Jones lives in Frogtown, a community of 15,000 in St. Paul, Minnesota. He described it as a racially diverse community and a place of tremendous vitality. He showed the progress of several ongoing projects, all of which are meant to create "spaces for meditation and gathering." For the last seven years, he has worked with a variety of organizations in transforming vacant trash-filled lots into public spaces. Currently, he is organizing the construction of an active and operable farm in Frogtown's urban environment. Jones also designed and built a non-denominational chapel for the inmates at Lino Lakes Correctional Facility with the active help and participation of the inmates there. This spiritual gathering space was meant to "embrace the talents of the inmates and to empower" them.

Jones is a community builder who actively engages in the community in which he lives in order to affect positive change in the world around him. He said he believes that there is an inseparable relationship between art and politics.
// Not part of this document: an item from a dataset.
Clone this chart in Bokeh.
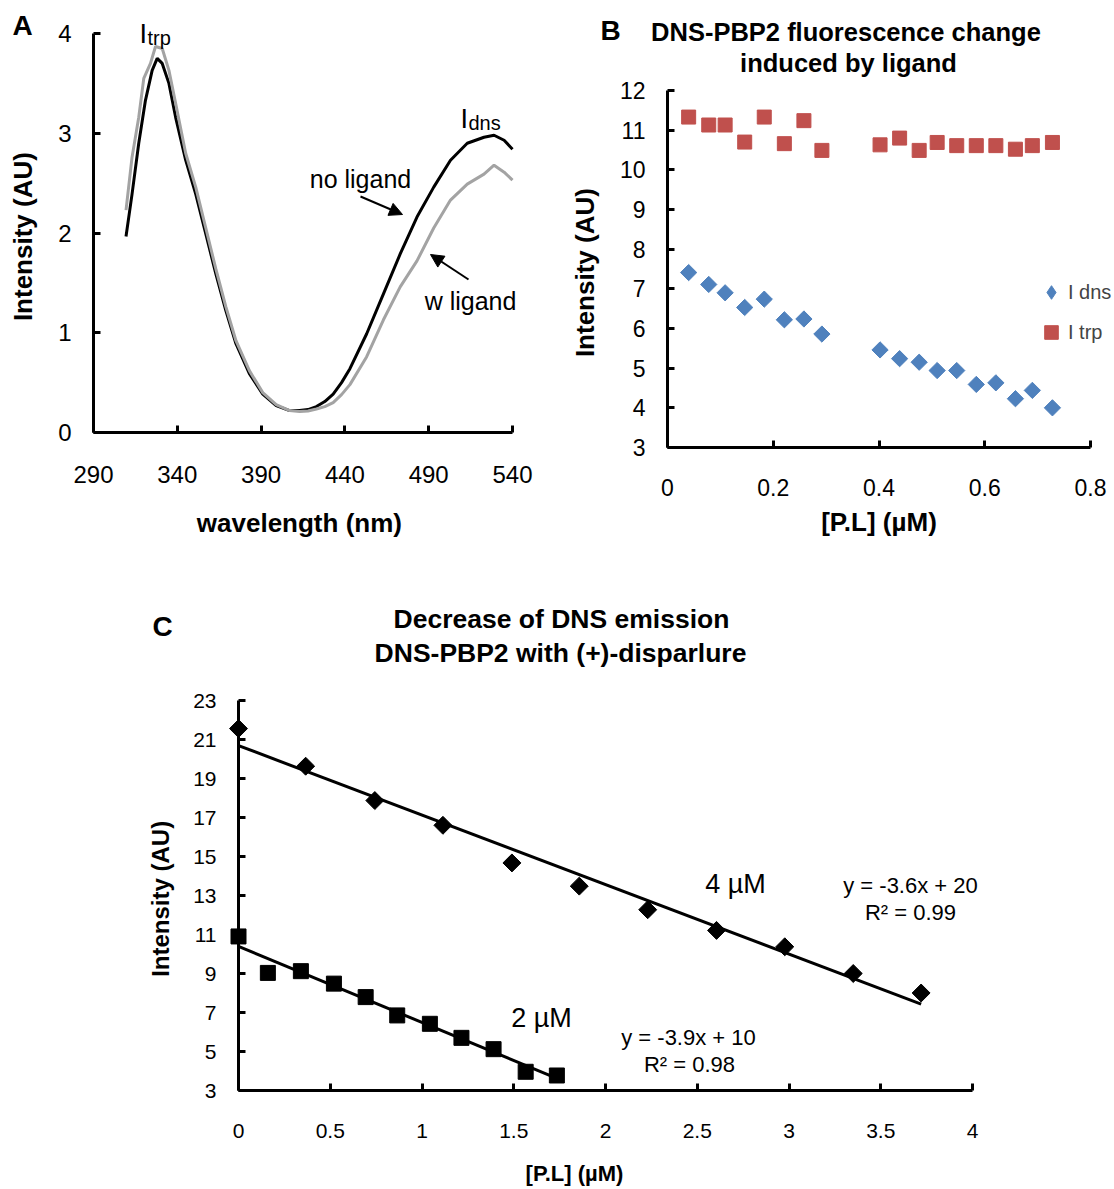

His values are shaped by the 1960's and 1970's ethic which blurred the lines between the citizen and the artist, and defied the traditional Modernist notion of the artist figure who is isolated from the social and political realm around him. The eradication of this myth of the alienated artist is a positive move. However, the impulse to "change the world through art" does raise complicated questions as to how one defines art, and if it is necessary at all to attempt to define it. For himself, Jones said he "stopped thinking about this question... it's all art...your entire life is art."